==== Material to process

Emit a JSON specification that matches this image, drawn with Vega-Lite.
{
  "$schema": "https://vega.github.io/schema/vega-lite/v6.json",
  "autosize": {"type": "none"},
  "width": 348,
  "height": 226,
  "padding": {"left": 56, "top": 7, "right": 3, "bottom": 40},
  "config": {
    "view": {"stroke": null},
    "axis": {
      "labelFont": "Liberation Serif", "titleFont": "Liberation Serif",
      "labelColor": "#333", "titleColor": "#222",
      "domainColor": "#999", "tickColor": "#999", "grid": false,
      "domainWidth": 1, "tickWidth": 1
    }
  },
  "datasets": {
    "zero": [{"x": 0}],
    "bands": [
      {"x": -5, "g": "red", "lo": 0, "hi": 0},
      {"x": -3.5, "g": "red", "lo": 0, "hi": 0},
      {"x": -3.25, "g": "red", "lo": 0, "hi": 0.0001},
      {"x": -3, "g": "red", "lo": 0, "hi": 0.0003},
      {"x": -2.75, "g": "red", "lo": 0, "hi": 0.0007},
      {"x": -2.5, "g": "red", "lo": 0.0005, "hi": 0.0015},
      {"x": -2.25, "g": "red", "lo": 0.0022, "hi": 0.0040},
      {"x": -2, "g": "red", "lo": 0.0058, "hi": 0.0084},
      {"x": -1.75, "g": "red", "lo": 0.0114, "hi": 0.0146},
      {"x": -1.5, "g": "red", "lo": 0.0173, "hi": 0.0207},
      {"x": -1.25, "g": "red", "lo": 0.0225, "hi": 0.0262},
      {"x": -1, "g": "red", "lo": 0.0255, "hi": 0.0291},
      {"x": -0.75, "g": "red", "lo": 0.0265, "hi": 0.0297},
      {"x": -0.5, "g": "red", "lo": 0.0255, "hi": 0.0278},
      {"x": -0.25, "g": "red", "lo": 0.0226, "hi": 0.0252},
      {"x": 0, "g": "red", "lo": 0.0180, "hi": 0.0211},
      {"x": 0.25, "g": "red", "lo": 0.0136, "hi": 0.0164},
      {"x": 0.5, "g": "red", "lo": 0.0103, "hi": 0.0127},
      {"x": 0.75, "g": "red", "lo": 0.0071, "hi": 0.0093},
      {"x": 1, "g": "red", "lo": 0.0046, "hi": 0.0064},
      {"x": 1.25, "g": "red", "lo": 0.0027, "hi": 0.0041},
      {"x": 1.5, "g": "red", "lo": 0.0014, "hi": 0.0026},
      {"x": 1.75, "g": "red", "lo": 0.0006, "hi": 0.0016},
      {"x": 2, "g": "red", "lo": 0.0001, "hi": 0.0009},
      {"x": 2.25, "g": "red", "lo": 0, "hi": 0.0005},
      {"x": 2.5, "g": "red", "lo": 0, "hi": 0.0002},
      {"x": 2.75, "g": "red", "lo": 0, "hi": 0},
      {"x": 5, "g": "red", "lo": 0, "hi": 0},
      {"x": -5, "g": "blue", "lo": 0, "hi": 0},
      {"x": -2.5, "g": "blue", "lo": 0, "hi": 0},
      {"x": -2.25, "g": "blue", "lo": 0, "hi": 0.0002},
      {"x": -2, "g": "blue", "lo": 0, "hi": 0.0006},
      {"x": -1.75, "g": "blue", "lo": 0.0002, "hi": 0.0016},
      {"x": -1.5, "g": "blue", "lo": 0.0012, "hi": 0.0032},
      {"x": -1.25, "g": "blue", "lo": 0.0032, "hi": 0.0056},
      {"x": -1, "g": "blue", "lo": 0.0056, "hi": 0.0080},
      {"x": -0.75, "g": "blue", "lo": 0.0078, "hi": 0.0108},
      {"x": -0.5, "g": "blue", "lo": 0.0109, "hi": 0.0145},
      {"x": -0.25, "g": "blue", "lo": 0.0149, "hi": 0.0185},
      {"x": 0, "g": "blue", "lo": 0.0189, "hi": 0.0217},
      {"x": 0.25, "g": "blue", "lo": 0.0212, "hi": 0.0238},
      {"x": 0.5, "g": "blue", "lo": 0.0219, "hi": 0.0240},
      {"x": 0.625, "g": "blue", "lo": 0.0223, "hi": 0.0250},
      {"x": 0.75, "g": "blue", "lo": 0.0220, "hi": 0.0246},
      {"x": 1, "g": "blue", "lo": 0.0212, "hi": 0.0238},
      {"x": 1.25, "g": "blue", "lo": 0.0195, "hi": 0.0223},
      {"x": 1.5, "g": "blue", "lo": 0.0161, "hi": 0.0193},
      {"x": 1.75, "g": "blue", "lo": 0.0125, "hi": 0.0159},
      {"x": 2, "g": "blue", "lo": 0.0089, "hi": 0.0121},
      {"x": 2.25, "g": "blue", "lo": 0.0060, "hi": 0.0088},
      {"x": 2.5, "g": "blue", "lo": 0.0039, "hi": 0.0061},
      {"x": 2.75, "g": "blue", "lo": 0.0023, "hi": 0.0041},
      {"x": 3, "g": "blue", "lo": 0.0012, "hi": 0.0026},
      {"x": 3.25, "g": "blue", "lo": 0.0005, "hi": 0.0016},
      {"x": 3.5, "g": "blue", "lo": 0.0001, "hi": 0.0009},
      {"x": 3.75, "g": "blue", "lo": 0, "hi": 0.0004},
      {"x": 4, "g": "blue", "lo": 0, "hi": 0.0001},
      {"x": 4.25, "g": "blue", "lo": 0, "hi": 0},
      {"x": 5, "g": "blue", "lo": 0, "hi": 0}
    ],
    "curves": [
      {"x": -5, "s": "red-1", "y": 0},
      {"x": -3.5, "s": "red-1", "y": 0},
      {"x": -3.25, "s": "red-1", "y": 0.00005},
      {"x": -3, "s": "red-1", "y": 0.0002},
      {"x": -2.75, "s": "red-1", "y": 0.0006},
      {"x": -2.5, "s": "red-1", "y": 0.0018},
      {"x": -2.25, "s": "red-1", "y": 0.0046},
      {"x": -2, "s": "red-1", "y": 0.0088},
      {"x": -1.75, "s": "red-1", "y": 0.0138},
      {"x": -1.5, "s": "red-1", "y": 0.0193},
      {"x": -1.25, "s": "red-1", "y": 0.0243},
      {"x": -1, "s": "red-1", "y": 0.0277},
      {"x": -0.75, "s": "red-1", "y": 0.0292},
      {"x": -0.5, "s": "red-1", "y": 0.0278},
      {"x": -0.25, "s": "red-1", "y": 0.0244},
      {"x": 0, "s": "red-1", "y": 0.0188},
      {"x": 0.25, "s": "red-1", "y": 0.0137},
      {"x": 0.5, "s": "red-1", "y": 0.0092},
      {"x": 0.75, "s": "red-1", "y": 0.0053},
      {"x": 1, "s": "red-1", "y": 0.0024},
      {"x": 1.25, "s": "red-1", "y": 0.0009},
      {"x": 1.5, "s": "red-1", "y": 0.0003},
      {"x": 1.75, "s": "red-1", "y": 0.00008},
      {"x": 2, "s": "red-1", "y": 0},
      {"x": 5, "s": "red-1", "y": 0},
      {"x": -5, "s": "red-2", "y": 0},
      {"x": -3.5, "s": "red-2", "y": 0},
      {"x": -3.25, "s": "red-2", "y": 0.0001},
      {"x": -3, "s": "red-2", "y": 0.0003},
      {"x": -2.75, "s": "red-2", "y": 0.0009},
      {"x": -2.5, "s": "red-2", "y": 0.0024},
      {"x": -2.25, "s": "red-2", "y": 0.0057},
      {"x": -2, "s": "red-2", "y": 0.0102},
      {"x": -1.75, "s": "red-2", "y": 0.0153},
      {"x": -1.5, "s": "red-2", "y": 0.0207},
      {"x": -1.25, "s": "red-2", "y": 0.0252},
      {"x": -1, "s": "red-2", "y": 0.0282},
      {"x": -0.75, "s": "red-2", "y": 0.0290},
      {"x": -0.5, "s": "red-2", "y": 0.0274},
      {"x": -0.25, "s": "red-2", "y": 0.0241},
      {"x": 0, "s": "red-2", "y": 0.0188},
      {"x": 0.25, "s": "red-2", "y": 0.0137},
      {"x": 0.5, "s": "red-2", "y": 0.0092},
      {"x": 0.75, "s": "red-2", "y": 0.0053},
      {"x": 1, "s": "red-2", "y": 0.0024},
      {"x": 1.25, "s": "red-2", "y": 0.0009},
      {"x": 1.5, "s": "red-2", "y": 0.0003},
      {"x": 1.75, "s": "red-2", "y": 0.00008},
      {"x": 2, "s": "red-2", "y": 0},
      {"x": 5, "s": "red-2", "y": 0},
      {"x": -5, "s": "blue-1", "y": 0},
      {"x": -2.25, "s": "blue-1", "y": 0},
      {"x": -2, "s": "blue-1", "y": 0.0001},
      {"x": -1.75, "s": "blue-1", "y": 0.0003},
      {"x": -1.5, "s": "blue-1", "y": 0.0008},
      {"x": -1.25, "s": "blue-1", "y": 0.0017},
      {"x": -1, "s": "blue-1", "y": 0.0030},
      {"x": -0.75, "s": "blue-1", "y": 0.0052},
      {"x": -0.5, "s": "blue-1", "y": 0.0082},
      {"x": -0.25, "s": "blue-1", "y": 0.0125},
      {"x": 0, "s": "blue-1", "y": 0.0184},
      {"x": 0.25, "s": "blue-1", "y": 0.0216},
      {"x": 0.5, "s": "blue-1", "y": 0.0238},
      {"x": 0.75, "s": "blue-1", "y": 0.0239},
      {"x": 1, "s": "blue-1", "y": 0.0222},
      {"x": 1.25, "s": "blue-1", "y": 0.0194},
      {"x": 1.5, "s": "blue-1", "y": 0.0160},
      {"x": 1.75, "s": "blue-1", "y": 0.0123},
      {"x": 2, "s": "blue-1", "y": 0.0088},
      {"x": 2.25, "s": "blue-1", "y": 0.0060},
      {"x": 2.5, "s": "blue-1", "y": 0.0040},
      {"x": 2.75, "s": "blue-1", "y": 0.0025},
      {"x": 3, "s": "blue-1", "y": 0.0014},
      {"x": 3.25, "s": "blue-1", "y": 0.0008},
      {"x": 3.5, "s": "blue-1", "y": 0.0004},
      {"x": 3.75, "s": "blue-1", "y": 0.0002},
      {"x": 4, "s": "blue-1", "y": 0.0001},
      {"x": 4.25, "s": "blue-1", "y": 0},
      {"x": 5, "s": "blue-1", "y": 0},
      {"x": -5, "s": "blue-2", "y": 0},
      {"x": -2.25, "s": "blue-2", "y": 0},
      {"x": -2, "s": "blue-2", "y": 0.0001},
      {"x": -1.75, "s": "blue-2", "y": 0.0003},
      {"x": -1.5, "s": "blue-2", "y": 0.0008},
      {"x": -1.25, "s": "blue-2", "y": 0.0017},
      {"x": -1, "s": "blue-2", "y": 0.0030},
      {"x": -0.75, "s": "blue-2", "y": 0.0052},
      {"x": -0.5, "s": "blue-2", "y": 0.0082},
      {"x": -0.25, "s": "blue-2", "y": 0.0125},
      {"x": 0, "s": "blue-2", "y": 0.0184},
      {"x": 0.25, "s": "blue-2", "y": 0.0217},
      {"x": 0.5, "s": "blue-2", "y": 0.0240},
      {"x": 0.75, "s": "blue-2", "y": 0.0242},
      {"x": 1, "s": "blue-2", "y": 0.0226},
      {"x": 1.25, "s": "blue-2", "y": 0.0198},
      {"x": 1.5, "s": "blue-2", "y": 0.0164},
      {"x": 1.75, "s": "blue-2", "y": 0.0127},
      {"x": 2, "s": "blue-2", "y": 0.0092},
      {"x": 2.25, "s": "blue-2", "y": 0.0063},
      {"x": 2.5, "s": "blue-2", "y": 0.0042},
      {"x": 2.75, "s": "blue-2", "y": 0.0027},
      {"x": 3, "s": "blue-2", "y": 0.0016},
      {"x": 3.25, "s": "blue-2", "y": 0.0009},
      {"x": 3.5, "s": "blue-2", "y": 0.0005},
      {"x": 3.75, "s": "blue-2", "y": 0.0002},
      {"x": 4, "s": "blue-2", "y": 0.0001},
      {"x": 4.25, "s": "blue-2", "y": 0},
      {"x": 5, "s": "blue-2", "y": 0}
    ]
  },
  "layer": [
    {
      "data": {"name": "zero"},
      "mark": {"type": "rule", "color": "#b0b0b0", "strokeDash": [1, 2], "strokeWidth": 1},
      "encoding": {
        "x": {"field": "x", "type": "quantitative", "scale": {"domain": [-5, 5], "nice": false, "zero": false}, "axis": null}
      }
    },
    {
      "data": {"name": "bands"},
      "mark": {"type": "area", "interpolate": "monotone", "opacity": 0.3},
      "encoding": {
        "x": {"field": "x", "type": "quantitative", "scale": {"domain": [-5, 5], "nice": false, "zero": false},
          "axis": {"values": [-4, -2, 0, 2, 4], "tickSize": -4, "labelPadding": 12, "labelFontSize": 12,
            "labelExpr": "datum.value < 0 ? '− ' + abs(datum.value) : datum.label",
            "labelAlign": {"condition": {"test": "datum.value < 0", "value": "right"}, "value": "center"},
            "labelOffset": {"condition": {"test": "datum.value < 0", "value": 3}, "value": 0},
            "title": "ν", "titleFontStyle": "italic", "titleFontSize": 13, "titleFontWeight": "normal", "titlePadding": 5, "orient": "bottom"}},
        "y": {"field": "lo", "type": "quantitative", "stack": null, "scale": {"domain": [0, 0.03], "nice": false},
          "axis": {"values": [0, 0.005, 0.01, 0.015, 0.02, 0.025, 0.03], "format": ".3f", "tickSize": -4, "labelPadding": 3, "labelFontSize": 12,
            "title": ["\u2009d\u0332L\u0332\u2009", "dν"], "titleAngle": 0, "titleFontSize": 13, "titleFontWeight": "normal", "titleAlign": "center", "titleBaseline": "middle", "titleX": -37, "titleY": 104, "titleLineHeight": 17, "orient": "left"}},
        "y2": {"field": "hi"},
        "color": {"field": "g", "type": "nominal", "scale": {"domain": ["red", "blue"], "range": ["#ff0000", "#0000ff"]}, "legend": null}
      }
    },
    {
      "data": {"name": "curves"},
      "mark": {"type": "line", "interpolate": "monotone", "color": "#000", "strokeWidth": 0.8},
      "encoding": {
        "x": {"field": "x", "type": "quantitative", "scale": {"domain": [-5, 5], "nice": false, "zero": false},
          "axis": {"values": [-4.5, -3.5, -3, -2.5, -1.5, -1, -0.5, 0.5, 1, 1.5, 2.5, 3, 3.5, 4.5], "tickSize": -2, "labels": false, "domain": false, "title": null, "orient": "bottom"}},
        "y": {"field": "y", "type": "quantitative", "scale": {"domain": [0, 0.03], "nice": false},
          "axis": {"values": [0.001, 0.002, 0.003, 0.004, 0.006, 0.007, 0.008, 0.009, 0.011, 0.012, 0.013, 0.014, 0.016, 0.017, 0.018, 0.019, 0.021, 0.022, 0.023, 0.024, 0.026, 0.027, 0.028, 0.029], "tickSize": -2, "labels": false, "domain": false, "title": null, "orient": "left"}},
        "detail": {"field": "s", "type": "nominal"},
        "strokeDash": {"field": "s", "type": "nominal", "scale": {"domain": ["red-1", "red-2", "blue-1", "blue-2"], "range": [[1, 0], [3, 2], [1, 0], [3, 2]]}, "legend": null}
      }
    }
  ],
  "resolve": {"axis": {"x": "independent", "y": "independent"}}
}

========
==== Material to process

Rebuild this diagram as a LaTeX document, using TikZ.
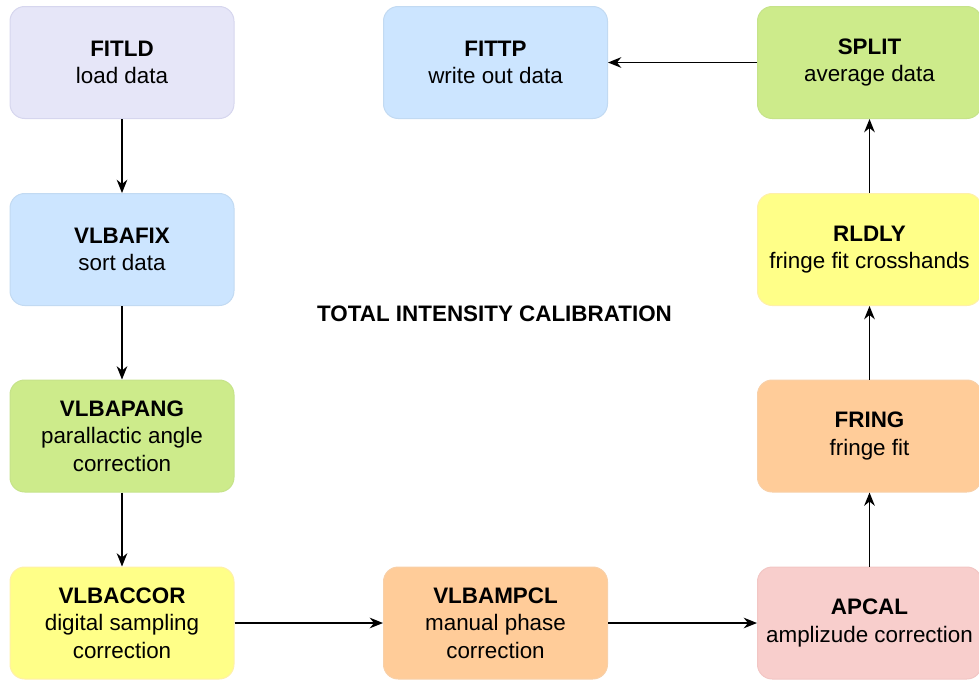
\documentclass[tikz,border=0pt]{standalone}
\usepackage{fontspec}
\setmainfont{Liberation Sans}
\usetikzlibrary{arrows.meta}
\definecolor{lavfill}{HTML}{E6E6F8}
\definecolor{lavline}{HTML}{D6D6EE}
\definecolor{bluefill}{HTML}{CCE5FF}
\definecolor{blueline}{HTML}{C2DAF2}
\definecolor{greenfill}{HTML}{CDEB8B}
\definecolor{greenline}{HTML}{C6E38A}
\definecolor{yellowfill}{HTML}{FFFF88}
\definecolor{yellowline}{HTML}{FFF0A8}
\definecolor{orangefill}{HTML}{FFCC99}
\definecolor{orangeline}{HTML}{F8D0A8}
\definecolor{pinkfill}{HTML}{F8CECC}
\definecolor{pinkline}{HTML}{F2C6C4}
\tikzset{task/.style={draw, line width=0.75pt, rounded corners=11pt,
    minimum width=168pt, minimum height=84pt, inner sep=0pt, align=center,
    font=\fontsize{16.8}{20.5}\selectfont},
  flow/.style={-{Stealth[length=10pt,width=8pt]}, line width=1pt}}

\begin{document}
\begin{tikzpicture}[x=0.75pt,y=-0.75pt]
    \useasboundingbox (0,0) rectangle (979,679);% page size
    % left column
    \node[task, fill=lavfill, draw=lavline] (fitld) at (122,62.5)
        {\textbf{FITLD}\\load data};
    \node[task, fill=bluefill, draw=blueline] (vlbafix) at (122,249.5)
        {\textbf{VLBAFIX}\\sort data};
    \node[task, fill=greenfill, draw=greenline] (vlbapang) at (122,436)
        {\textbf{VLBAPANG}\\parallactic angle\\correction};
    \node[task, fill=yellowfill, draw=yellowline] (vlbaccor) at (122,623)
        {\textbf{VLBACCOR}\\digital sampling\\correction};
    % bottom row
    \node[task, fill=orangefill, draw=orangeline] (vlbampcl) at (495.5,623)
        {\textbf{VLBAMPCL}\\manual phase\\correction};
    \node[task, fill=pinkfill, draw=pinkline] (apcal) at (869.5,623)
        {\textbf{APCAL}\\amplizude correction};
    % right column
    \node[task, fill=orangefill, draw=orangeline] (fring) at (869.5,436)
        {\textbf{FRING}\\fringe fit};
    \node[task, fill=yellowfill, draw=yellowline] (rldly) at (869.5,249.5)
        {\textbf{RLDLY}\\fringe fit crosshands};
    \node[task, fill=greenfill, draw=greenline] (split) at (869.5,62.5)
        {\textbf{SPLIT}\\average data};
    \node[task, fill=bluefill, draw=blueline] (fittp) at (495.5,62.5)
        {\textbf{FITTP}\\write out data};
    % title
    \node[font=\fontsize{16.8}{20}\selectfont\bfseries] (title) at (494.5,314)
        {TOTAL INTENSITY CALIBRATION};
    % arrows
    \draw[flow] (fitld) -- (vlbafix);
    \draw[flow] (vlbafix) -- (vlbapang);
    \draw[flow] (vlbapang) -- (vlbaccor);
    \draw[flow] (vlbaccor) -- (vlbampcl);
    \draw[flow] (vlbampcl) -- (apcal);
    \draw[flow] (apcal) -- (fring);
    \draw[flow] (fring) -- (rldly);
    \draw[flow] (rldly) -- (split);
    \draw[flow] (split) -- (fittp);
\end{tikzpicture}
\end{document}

========

Check each line above for the string "this", then copy the ones that have it.

**Expected output:**
Emit a JSON specification that matches this image, drawn with Vega-Lite.
Rebuild this diagram as a LaTeX document, using TikZ.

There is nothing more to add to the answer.